The album travels from art to violence: according to Caparezza «the majority of the things that gives life to this Earth is thanks to violence. To escape from the restlessness of living we try to build a parallel reality, we create the ideal world; the art is salvific»

In October 2014 the album won "album of the year" at Targa Tenco.

== Music and lyrics ==
According to Caparezza, Museica is "more or less rap rock. It’s not a Bob Dylan album."

== Track listing ==
1. "Canzone all'entrata"
2. "Avrai ragione tu (Ritratto)"
3. "Mica Van Gogh"
4. "Non me lo posso permettere"
5. "Figli d'arte"
6. "Comunque dada"
7. "Giotto Beat"
8. "Cover"
9. "China Town"
10. "Canzone a metà"
11. "Teste di Modì"
12. "Argenti vive"
13. "Compro horror"
14. "Kitaro" (Michele Salvemini, Mizuki Shigeru, Taku Izumi)
15. "Troppo politico"
16. "Sfogati"
17. "Fai da tela" (feat. Diego Perrone)
18. "È tardi" (feat. Michael Franti)
19. "Canzone all'uscita"

==Bonus tracks==
1. "Museica Documentario (Short Version)"

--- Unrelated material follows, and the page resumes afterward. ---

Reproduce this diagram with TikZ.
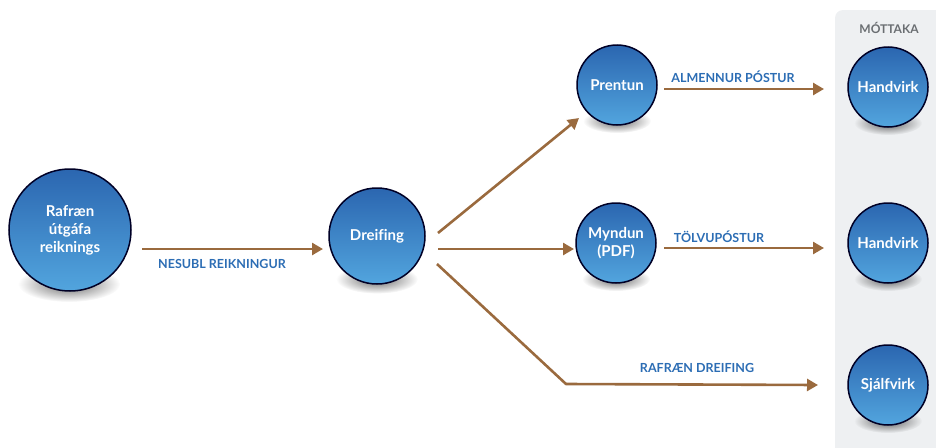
\documentclass[tikz,border=0pt]{standalone}
\usepackage{fontspec}
\setmainfont{Lato}[Ligatures=NoCommon]
\usetikzlibrary{arrows.meta,fadings}
\definecolor{arr}{HTML}{9A6A3E}
\definecolor{lbl}{HTML}{2C6DB4}
\definecolor{panel}{HTML}{EEF0F2}
\definecolor{btop}{HTML}{2B66B0}
\definecolor{bmid}{HTML}{397CC5}
\definecolor{bbot}{HTML}{52A5DE}
\definecolor{ptxt}{HTML}{6A6E72}
\tikzfading[name=softsh, inner color=transparent!0, outer color=transparent!100]
\begin{document}
\begin{tikzpicture}[x=1pt,y=-1pt,
  ball/.style={circle, draw=black!85!blue, line width=1.5pt, top color=btop, middle color=bmid, bottom color=bbot,
    text=white, font=\bfseries\fontsize{15}{18}\selectfont, align=center, inner sep=0pt, minimum size=#1},
  flow/.style={draw=arr, line width=2.6pt, -{Triangle[length=11pt,width=12pt]}},
  lab/.style={text=lbl, font=\bfseries\fontsize{12.5}{14}\selectfont, inner sep=0pt},
  shad/.style={fill=black, opacity=0.6, path fading=softsh}]
\useasboundingbox (0,0) rectangle (936,447);
% panel
\fill[panel, rounded corners=8pt] (835,10) rectangle (950,460);
\node[text=ptxt, font=\bfseries\fontsize{12}{14}\selectfont] (pt) at (889,28) {MÓTTAKA};
% shadows
\foreach \cx/\cy/\r in {69/230/60, 377/236/48, 617/85/40, 616/243/40, 888/87/40, 888/243/40, 888/385/40}{
  \fill[shad] (\cx,\cy+0.9*\r) ellipse ({0.85*\r} and {0.3*\r});
}
% circles
\node[ball=122pt] (src) at (70,230) {Rafræn\\útgáfa\\reiknings};
\node[ball=96pt] (dre) at (377,236) {Dreifing};
\node[ball=80pt] (pre) at (617,85) {Prentun};
\node[ball=80pt] (myn) at (616,243) {Myndun\\(PDF)};
\node[ball=80pt] (h1) at (888,87) {Handvirk};
\node[ball=80pt] (h2) at (888,243) {Handvirk};
\node[ball=80pt] (sj) at (888,385) {Sjálfvirk};
% connector ends
\coordinate (a1s) at (142,249);
\coordinate (a1e) at (323,249);
\coordinate (a2s) at (438,233);
\coordinate (a2e) at (579,118);
\coordinate (a3s) at (438,249);
\coordinate (a3e) at (574,249);
\coordinate (a4s) at (437,264);
\coordinate (a4c) at (566,384);
\coordinate (a4e) at (818,385);
\coordinate (a5s) at (664,89);
\coordinate (a5e) at (824,89);
\coordinate (a6s) at (664,248);
\coordinate (a6e) at (824,248);
\draw[flow] (a1s) -- (a1e);
\draw[flow] (a2s) -- (a2e);
\draw[flow] (a3s) -- (a3e);
\draw[flow, line join=round] (a4s) -- (a4c) -- (a4e);
\draw[flow] (a5s) -- (a5e);
\draw[flow] (a6s) -- (a6e);
% labels
\node[lab] (l1) at (222,264) {NESUBL REIKNINGUR};
\node[lab] (l5) at (733,77) {ALMENNUR PÓSTUR};
\node[lab] (l6) at (719,237) {TÖLVUPÓSTUR};
\node[lab] (l4) at (697,368) {RAFRÆN DREIFING};
\end{tikzpicture}
\end{document}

==Commercial performance==

===Weekly charts===

| Chart (2014–2015) | Peak position |
|---|---|
| Italian Albums (FIMI) | 1 |
| Swiss Albums (Schweizer Hitparade) | 78 |

===Year-end charts===

| Chart (2014) | Peak position |
|---|---|
| Italian Albums (FIMI) | 17 |
| Chart (2015) | Peak position |
| Italian Albums (FIMI) | 100 |

===Certifications===

| Region | Certification | Certified units/sales |
| Italy (FIMI) | 2× Platinum | 100,000^{*} |
^{*} Sales figures based on certification alone.